Thursday, March 29, 2018

an ancient annal of computer science

Over the last year I have been interested in developing my programming / coding, to get to the point where I can be more confident of sharing my code with other people.  And also to be able to contribute to general purpose numerical / statistical software.

As part of this effort I have dipped in to The Art of Computer Programming (TAOCP) by Donald Knuth.  The cover says "this multivolume work is widely recognized as the definitive description of classical computer science."  American Scientist listed it as one of the 12 top physical-science monographs of the 20th century alongside monographs by the likes of Albert Einstein, Bertrand Russell, von Neumann and Wiener - http://web.mnstate.edu/schwartz/centurylist2.html.
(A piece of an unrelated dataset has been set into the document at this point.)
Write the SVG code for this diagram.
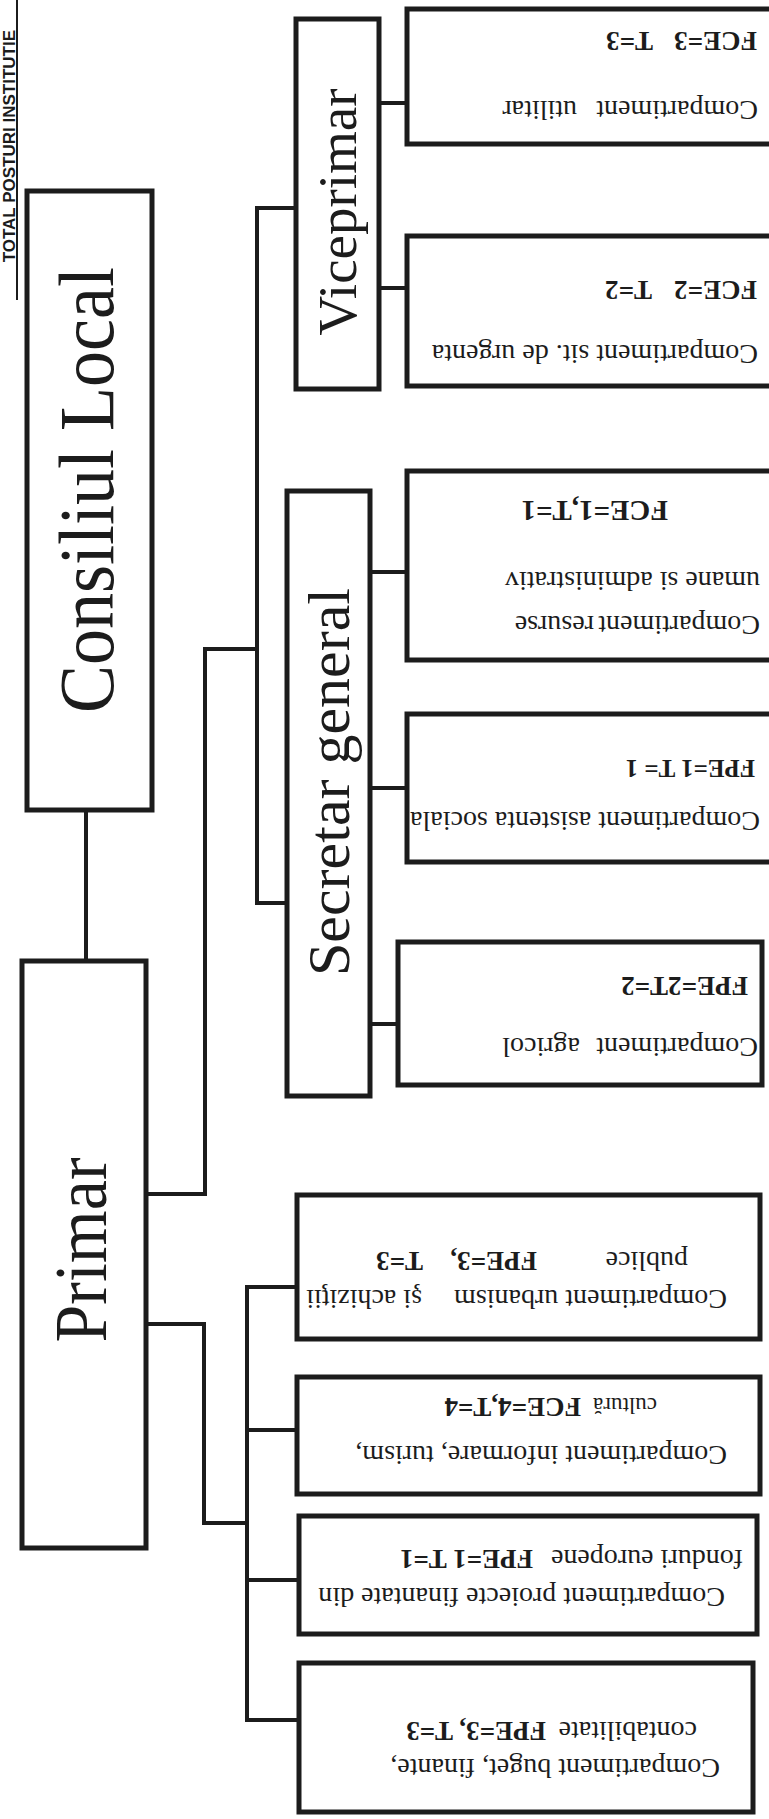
<svg xmlns="http://www.w3.org/2000/svg" width="769" height="1819" viewBox="0 0 769 1819">
<style>
.box{fill:#fff;stroke:#1c1c1c;stroke-width:5}
.con{fill:none;stroke:#1c1c1c;stroke-width:4}
.title{font-family:"Liberation Serif","Times New Roman",serif;fill:#1c1c1c;text-anchor:middle}
.t{font-family:"Liberation Serif","Times New Roman",serif;font-size:28px;fill:#1c1c1c}
.b{font-weight:bold;font-size:27px}
</style>
<rect width="769" height="1819" fill="#fff"/>
<g id="total">
<line x1="17" y1="0" x2="17" y2="300" stroke="#1c1c1c" stroke-width="2"/>
<text transform="translate(15 30) rotate(-90)" text-anchor="end" font-family="Liberation Sans, Arial, sans-serif" font-weight="bold" font-size="17" fill="#1c1c1c">TOTAL POSTURI INSTITUTIE</text>
</g>
<g id="connectors">
<path class="con" d="M86 810V961"/>
<path class="con" d="M146 1194H205V649H257"/>
<path class="con" d="M296 208H257V903H287"/>
<path class="con" d="M379 103H407M379 288H407"/>
<path class="con" d="M370 572H407M370 788H407M370 1024H398"/>
<path class="con" d="M146 1324H204V1523H247"/>
<path class="con" d="M297 1287H247V1720H299M247 1430H297M247 1580H299"/>
</g>
<g id="consiliul">
<rect class="box" x="27" y="191" width="125" height="619"/>
<text class="title" font-size="72" transform="translate(113 490) rotate(-90) scale(1 1.1)">Consiliul Local</text>
</g>
<g id="primar">
<rect class="box" x="22" y="961" width="124" height="587"/>
<text class="title" font-size="68" transform="translate(106 1250) rotate(-90) scale(1 1.1)">Primar</text>
</g>
<g id="viceprimar">
<rect class="box" x="296" y="19" width="83" height="370"/>
<text class="title" font-size="55" transform="translate(356 212) rotate(-90)">Viceprimar</text>
</g>
<g id="secretar">
<rect class="box" x="287" y="491" width="83" height="605"/>
<text class="title" font-size="60" transform="translate(349 782) rotate(-90)">Secretar general</text>
</g>
<g id="utilitar">
<rect class="box" x="407" y="9" width="380" height="135"/>
<g transform="rotate(180 384.5 909.5)">
<text class="t" x="11" y="1718">Compartiment <tspan x="192">utilitar</tspan></text>
<text class="t b" x="12" y="1787">FCE=3 <tspan x="116">T=3</tspan></text>
</g>
</g>
<g id="urgenta">
<rect class="box" x="407" y="236" width="380" height="150"/>
<g transform="rotate(180 384.5 909.5)">
<text class="t" x="11" y="1474">Compartiment sit. de urgenta</text>
<text class="t b" x="12" y="1538">FCE=2 <tspan x="117">T=2</tspan></text>
</g>
</g>
<g id="resurse">
<rect class="box" x="407" y="471" width="380" height="189"/>
<g transform="rotate(180 384.5 909.5)">
<text class="t" x="9" y="1203">Compartiment <tspan x="175">resurse</tspan></text>
<text class="t" x="9" y="1247">umane si administrativ</text>
<text class="t b" x="101" y="1318" style="font-size:29px">FCE=1,T=1</text>
</g>
</g>
<g id="asistenta">
<rect class="box" x="407" y="714" width="380" height="148"/>
<g transform="rotate(180 384.5 909.5)">
<text class="t" x="9" y="1007">Compartiment asistenta sociala</text>
<text class="t b" x="14" y="1059" style="font-size:25px">FPE=1 T= 1</text>
</g>
</g>
<g id="agricol">
<rect class="box" x="398" y="942" width="364" height="143"/>
<g transform="rotate(180 384.5 909.5)">
<text class="t" x="11" y="781">Compartiment <tspan x="189">agricol</tspan></text>
<text class="t b" x="21" y="842">FPE=2T=2</text>
</g>
</g>
<g id="urbanism">
<rect class="box" x="297" y="1195" width="463" height="144"/>
<g transform="rotate(180 384.5 909.5)">
<text class="t" x="42" y="529">Compartiment urbanism <tspan x="347">şi achiziţii</tspan></text>
<text class="t" x="81" y="567">publice <tspan class="b" x="232">FPE=3, </tspan><tspan class="b" x="346">T=3</tspan></text>
</g>
</g>
<g id="informare">
<rect class="box" x="297" y="1377" width="463" height="117"/>
<g transform="rotate(180 384.5 909.5)">
<text class="t" x="42" y="373">Compartiment informare, turism,</text>
<text class="t" x="112" y="421"><tspan style="font-size:23px">cultură </tspan><tspan class="b" x="188">FCE=4,T=4</tspan></text>
</g>
</g>
<g id="proiecte">
<rect class="box" x="299" y="1516" width="458" height="118"/>
<g transform="rotate(180 384.5 909.5)">
<text class="t" x="44" y="231">Compartiment proiecte finantate din</text>
<text class="t" x="26" y="269">fonduri europene <tspan class="b" x="236">FPE=1 T=1</tspan></text>
</g>
</g>
<g id="buget">
<rect class="box" x="299" y="1663" width="454" height="149"/>
<g transform="rotate(180 384.5 909.5)">
<text class="t" x="49" y="60">Compartiment buget, finante,</text>
<text class="t" x="72" y="97">contabilitate <tspan class="b" x="223">FPE=3, T=3</tspan></text>
</g>
</g>
</svg>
I am sure there are many other books that cover similar material at a more introductory level, but I find something exciting about going back the source and reading an author who was personally involved in fundamental discoveries and developments.
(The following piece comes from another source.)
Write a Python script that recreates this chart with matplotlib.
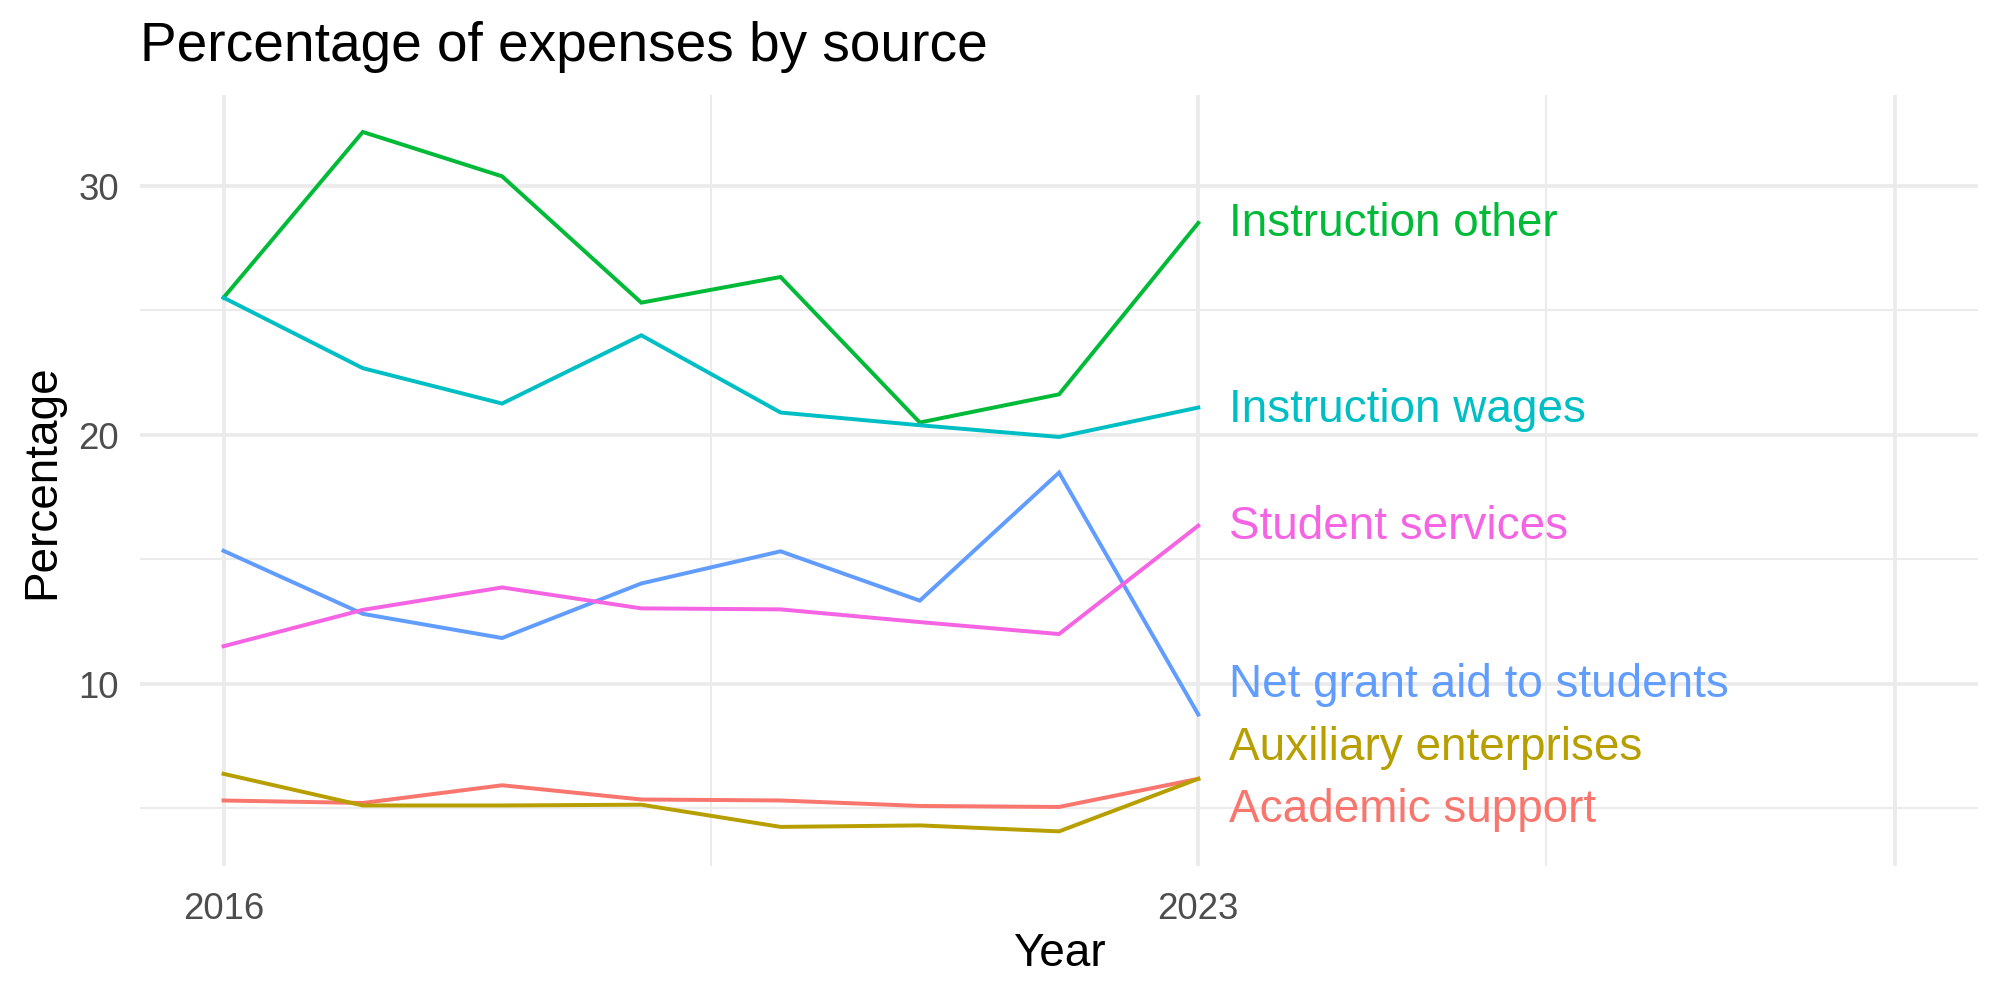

There are also probably more modern accounts of computer programming that better reflect more recent innovations.  Knuth himself encourages readers of TAOCP to look at his more recent work on Literate Programming.  But I also think it is worth dwelling on things that have proven to be useful to a wide range of people over an extended period of time.

I have Volume 1 in the Third Edition of TAOCP, published in 1997, which is already prehistoric in some senses - it is before Google was founded (1998) and way before Facebook was launched (2004).  However parts of the book date a lot further back than that - Knuth's advice on how to write complex and lengthy programs was mostly written in 1964!
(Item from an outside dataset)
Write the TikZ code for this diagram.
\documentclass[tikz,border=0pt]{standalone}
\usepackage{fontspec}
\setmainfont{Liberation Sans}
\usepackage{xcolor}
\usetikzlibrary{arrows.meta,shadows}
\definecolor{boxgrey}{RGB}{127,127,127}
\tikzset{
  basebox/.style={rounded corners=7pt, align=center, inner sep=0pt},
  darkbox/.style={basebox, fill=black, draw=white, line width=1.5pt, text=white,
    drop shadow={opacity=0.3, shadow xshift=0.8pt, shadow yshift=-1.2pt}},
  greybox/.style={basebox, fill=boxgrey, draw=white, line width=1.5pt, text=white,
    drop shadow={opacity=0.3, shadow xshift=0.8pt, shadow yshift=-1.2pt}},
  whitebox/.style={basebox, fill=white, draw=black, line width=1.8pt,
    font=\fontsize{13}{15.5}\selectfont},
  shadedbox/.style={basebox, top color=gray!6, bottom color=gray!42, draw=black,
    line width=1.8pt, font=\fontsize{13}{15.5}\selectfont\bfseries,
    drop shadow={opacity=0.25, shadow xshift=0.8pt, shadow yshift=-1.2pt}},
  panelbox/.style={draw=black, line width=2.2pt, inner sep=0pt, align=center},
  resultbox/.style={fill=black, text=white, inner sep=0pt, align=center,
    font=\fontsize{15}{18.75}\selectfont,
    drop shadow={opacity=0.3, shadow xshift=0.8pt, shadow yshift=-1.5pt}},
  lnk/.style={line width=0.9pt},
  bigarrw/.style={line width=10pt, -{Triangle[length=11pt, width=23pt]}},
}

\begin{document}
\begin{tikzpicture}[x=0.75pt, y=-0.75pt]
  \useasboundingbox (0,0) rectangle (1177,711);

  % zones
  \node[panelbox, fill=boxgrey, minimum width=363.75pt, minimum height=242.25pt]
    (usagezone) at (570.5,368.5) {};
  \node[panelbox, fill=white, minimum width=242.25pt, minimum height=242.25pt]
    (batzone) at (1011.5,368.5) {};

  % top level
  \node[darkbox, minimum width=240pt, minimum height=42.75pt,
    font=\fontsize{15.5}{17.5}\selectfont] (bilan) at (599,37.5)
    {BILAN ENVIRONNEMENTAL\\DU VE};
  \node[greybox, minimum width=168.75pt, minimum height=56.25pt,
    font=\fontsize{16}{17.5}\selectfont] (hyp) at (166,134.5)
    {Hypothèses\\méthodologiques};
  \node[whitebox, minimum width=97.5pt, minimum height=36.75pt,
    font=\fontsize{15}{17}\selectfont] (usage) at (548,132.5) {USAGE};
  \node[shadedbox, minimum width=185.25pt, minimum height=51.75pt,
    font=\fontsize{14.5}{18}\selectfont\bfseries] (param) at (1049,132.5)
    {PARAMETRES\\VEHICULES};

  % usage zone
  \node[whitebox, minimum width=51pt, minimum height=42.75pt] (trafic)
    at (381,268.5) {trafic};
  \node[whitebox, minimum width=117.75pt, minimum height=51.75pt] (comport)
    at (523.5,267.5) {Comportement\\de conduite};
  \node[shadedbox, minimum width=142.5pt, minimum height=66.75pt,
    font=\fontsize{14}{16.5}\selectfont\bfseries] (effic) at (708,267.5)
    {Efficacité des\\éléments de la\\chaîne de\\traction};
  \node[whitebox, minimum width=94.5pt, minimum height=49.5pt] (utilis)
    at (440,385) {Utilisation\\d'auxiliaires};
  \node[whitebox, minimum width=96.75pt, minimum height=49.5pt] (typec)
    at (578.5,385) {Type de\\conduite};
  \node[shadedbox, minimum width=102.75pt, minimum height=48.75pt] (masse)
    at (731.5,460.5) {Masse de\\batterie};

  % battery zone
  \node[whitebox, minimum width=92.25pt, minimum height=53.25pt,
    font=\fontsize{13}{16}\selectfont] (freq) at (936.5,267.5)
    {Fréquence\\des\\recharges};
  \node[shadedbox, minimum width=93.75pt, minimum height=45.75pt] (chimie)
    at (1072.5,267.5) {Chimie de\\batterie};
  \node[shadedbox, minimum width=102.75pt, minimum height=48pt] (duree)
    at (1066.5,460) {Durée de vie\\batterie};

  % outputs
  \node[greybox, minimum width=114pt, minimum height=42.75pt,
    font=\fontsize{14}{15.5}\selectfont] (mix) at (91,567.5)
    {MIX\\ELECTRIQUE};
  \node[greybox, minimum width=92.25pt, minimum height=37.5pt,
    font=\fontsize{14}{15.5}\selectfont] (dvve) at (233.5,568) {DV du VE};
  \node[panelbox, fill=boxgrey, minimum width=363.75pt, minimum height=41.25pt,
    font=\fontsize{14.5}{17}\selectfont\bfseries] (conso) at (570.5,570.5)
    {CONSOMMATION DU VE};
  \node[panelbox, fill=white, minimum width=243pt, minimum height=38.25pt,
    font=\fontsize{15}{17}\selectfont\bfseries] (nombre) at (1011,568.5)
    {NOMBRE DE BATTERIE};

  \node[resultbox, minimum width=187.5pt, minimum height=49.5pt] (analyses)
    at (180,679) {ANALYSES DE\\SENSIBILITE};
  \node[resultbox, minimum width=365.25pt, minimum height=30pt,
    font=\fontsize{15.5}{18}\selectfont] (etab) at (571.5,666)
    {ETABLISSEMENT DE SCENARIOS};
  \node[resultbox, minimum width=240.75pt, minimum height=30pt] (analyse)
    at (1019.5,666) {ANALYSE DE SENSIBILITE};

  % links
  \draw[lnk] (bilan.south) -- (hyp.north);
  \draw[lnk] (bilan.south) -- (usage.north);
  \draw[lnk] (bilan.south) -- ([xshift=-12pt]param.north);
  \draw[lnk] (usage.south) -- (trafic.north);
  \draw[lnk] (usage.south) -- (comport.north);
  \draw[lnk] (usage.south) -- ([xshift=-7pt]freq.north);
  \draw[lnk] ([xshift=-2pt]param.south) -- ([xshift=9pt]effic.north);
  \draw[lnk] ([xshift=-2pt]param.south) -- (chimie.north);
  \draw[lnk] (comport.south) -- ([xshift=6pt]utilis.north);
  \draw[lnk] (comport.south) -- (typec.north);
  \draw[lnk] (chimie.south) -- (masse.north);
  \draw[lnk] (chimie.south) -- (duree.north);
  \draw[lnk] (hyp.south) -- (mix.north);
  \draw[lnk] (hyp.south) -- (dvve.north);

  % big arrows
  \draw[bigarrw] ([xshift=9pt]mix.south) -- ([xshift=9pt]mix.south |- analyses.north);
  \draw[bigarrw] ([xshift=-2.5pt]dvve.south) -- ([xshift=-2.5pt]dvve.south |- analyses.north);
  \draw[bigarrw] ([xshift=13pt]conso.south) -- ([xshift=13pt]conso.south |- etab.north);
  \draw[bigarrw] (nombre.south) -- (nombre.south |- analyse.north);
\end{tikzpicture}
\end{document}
Here is a summary of that advice (p191-193 of TAOCP Volume 1),

Step 1 : develop a rough sketch of the main top-level program.  Make a list of subroutines / functions that you will need to write.  "It usually pays to extend the generality of each subroutine a little."
Step 2 : create a first working program starting from the lowest-level subroutines and working up to the main program.
Step 3 : Re-examine your code starting from the main program and working down studying for each subroutine all the calls made on it.  Refactor your program and subroutines.

Knuth suggests that at the end of Step 3 "it is often a good idea to scrap everything and start again".  He goes on to say "some of the best computer programs ever written owe much of the success to the fact that all the work was unintentionally lost, at about this stage, and the authors had to begin again." - quite a thought-provoking statement!

Step 4 : check that when you execute your program, everything is taking place as expected, i.e., debugging.  "Many of today's best programmers will devote nearly half their programs to facilitating the debugging process in the other half; the first half, which usually consists of fairly straightforward routines that display relevant information in a readable format, will eventually be thrown away, but the net result is a surprising gain in productivity."

I don't know whether today's best programmers still do this.  I know some pretty good programmers and have been surprised how much effort they devoted to the kind of activity that Knuth is describing.  Personally I now rely quite a lot on the debugger in Visual Studio, and (indirectly) on compilers to give me most of the debugging information I need for not much effort.